Finnish marketing communication agency

Evia Oyj was one of the largest Finnish marketing communication agencies. The company was founded in 1955, and it was known as Markkinointi Viherjuuri before the 2001 name change to Evia Oyj.

On 18 June 2009, Evia filed for bankruptcy.

== History ==
Evia was founded in 1955 and was named Markkinointi Viherjuuri by its founder Matti Viherjuuri. From 1955 to 1989, Markkinointi Viherjuuri was private company (Oy), and after 1989 public company (Oyj) and was listed in OMX (formerly Helsingin Pörssi) OTC-list.

In 2001, Markkinointi Viherjuuri announced new name for company, Evia Oyj to reflect the parent companies role better. Evia was formed from two separate parts: E meaning of digital communications and Latin word via meaning of road.

On 18 November 2002, Evia concluded personnel negotiations where three people was dismissed, two people was laid off for the time being and four persons as of 1 April 2003. After this Evia had another personnel negotiations on 26 August 2003, when concluded that 36 employees will set to fixed-term layoff for three months.

On 31 August 2004, Evia gave profit warning, and positive profit warning on 20 January 2006.

On 28 June 2005, CEO Mika Sario resigned and a new CEO, Jari Torvelainen, started on 1 August 2005.

== Services ==
Evia offered advertisement, marketing and communication services: direct marketing and digital communication services, brand management and design management. Evia had average of 90 employees at its best days.

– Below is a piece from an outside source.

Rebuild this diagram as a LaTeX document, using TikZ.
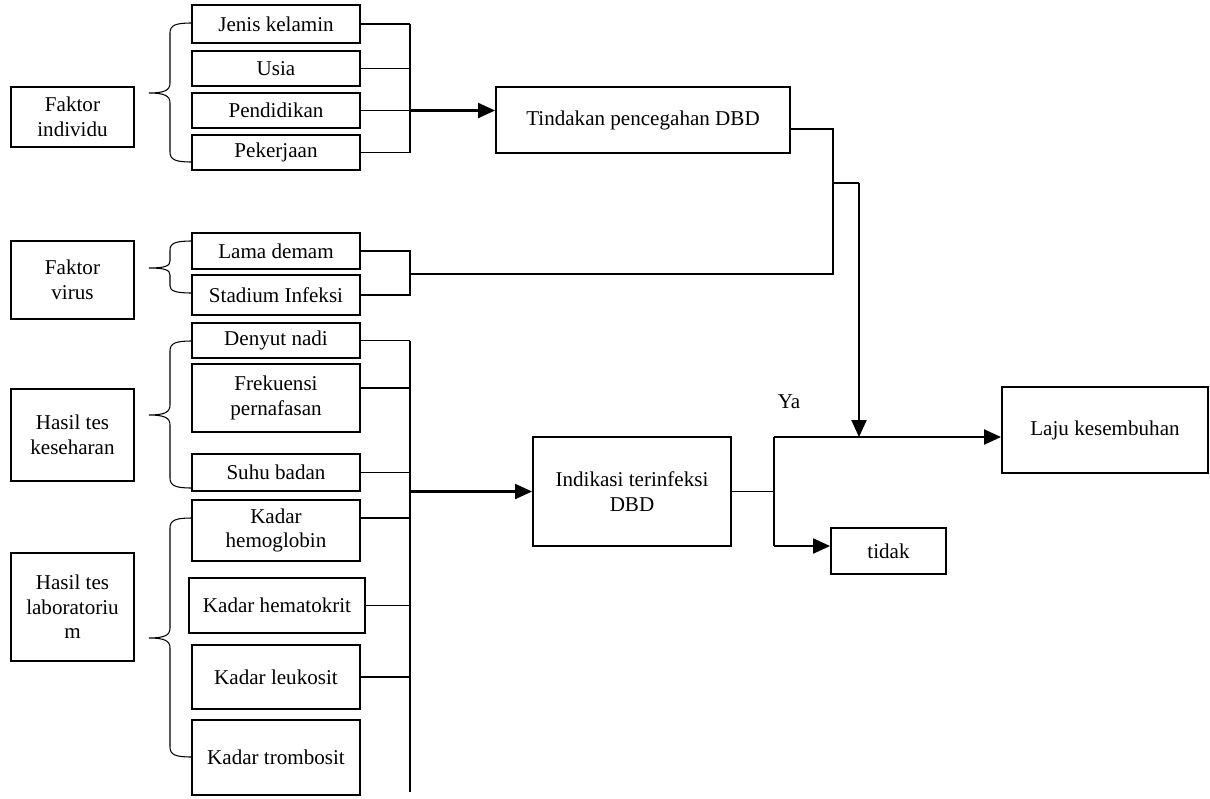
\documentclass[tikz,border=0pt]{standalone}
\usepackage{fontspec}
\setmainfont{Liberation Serif}
\usetikzlibrary{arrows.meta, calc}
\tikzset{
  box/.style={draw, line width=1.1pt, align=center, inner sep=1pt, minimum width=3.36cm},
  fak/.style={box, minimum width=2.46cm},
  ln/.style={line width=0.6pt},
  arr/.style={-{Triangle[length=0.34cm, width=0.3cm]}, line width=1.2pt},
}
\begin{document}
\begin{tikzpicture}[x=0.02cm, y=-0.02cm, font=\fontsize{12}{14}\selectfont]
    \useasboundingbox (0,0) rectangle (1210,798);
    % faktor boxes
    \node[fak, minimum height=1.2cm] (findiv) at (72.5,117) {Faktor\\individu};
    \node[fak, minimum height=1.56cm] (fvirus) at (72.5,280) {Faktor\\virus};
    \node[fak, minimum height=1.84cm] (fkes) at (72.5,435) {Hasil tes\\keseharan};
    \node[fak, minimum height=2.16cm] (flab) at (72.5,607) {Hasil tes\\laboratoriu\\m};
    % variabel boxes
    \node[box, minimum height=0.76cm] (jk) at (276,24) {Jenis kelamin};
    \node[box, minimum height=0.7cm] (usia) at (276,68.5) {Usia};
    \node[box, minimum height=0.7cm] (pend) at (276,110.5) {Pendidikan};
    \node[box, minimum height=0.7cm] (pek) at (276,152.5) {Pekerjaan};
    \node[box, minimum height=0.72cm] (lama) at (276,251) {Lama demam};
    \node[box, minimum height=0.8cm] (stad) at (276,295) {Stadium Infeksi};
    \node[box, minimum height=0.7cm] (nadi) at (276,340.5) {Denyut nadi};
    \node[box, minimum height=1.36cm] (frek) at (276,398) {Frekuensi\\pernafasan};
    \node[box, minimum height=0.74cm] (suhu) at (276,472.5) {Suhu badan};
    \node[box, minimum height=1.22cm] (hemo) at (276,530.5) {Kadar\\hemoglobin};
    \node[box, minimum width=3.52cm, minimum height=1.1cm] (hemat) at (277,605.5) {Kadar hematokrit};
    \node[box, minimum height=1.28cm] (leuko) at (276,677) {Kadar leukosit};
    \node[box, minimum height=1.5cm] (trombo) at (276,757.5) {Kadar trombosit};
    % hasil boxes
    \node[box, minimum width=5.88cm, minimum height=1.32cm] (tind) at (643,120) {Tindakan pencegahan DBD};
    \node[box, minimum width=3.96cm, minimum height=2.18cm] (indik) at (632,491.5) {Indikasi terinfeksi\\DBD};
    \node[box, minimum width=4.12cm, minimum height=1.72cm] (laju) at (1105,430) {Laju kesembuhan};
    \node[box, minimum width=2.3cm, minimum height=0.92cm] (tidak) at (888.5,551) {tidak};
    \node (ya) at (789,402) {Ya};
    % braces
    \draw[ln] (192,23) .. controls (176,23) and (170,25) .. (170,33) -- (170,83)
      .. controls (170,90) and (165,93) .. (149,93) .. controls (165,93) and (170,96) .. (170,103)
      -- (170,152) .. controls (170,160) and (176,162) .. (192,162);
    \draw[ln] (192,241) .. controls (176,241) and (170,243) .. (170,250) -- (170,261)
      .. controls (170,266) and (165,268) .. (149,268) .. controls (165,268) and (170,270) .. (170,275)
      -- (170,286) .. controls (170,291) and (176,293) .. (192,293);
    \draw[ln] (192,341) .. controls (176,341) and (170,343) .. (170,351) -- (170,405)
      .. controls (170,412) and (165,415) .. (149,415) .. controls (165,415) and (170,418) .. (170,425)
      -- (170,478) .. controls (170,486) and (176,488) .. (192,488);
    \draw[ln] (192,518) .. controls (176,518) and (170,520) .. (170,528) -- (170,628)
      .. controls (170,635) and (165,638) .. (149,638) .. controls (165,638) and (170,641) .. (170,648)
      -- (170,747) .. controls (170,755) and (176,757) .. (192,757);
    % coordinates of the bars
    \coordinate (b1) at (410,25);
    \coordinate (vj) at (410,274);
    \coordinate (tr) at (833,129);
    \coordinate (jn) at (833,183);
    \coordinate (dn) at (859,183);
    \coordinate (b3t) at (410,341);
    \coordinate (b3b) at (410,792);
    \coordinate (yabr) at (774,437);
    \coordinate (tdk) at (774,546);
    % faktor individu
    \draw[ln] (jk.east) -- (jk.east -| b1);
    \draw[ln] (usia.east) -- (usia.east -| b1);
    \draw[ln] (pend.east) -- (pend.east -| b1);
    \draw[ln] (pek.east) -- (pek.east -| b1);
    \draw[ln] (jk.east -| b1) -- (pek.east -| b1);
    \draw[arr] (pend.east -| b1) -- (pend.east -| tind.west);
    % faktor virus
    \draw[ln] (lama.east) -- (lama.east -| b1) -- (stad.east -| b1) -- (stad.east);
    \draw[ln] (vj) -| (tr) -- (tr -| tind.east);
    \draw[ln] (jn) -- (dn);
    \draw[arr] (dn) -- (dn |- yabr);
    % hasil tes
    \draw[ln] (nadi.east) -- (nadi.east -| b3t);
    \draw[ln] ($(frek.east)+(0,-10)$) -- ($(frek.east -| b3t)+(0,-10)$);
    \draw[ln] (suhu.east) -- (suhu.east -| b3t);
    \draw[ln] ($(hemo.east)+(0,-12.5)$) -- ($(hemo.east -| b3t)+(0,-12.5)$);
    \draw[ln] (hemat.east) -- (hemat.east -| b3t);
    \draw[ln] (leuko.east) -- (leuko.east -| b3t);
    \draw[ln] (b3t) -- (b3b);
    \draw[arr] (indik.west -| b3t) -- (indik.west);
    % keputusan
    \draw[ln] (indik.east) -- (indik.east -| yabr);
    \draw[ln] (yabr) -- (tdk);
    \draw[arr] (yabr) -- (yabr -| laju.west);
    \draw[arr] (tdk) -- (tdk -| tidak.west);
  \end{tikzpicture}
\end{document}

== International cooperatives ==
Evia was cooperative of global Edelman, which had 46 own agencies and over 50 cooperative agencies all over the world. With cooperative contacts Evia did global projects like medical company communications and Shell oil company brand communication.

== Awards ==
- Outdoor campaign made for Sony BRAVIA was selected January 2006 in London as JCDecaux Group December 2005 best Innovate-Campaign in whole world.
- Toyota, which is Evia's marketing customer, won total of six awards in Loyalty Awards 2006.
- Evia Stenfors-campaign won Best Viral Campaign title in Finnish media Grand One 2007 gala.

== Bankruptcy ==
On 18 June 2009, the company sought bankruptcy due to heavy debts and recession in the marketing business. Marketing agency Viherjuuri Helsinki Oy, which was part of Evia, was split into an independent business and continued to operate. Viherjuuri applied for a court approval to undergo a reorganization. On 30 November 2009, it too filed for bankruptcy.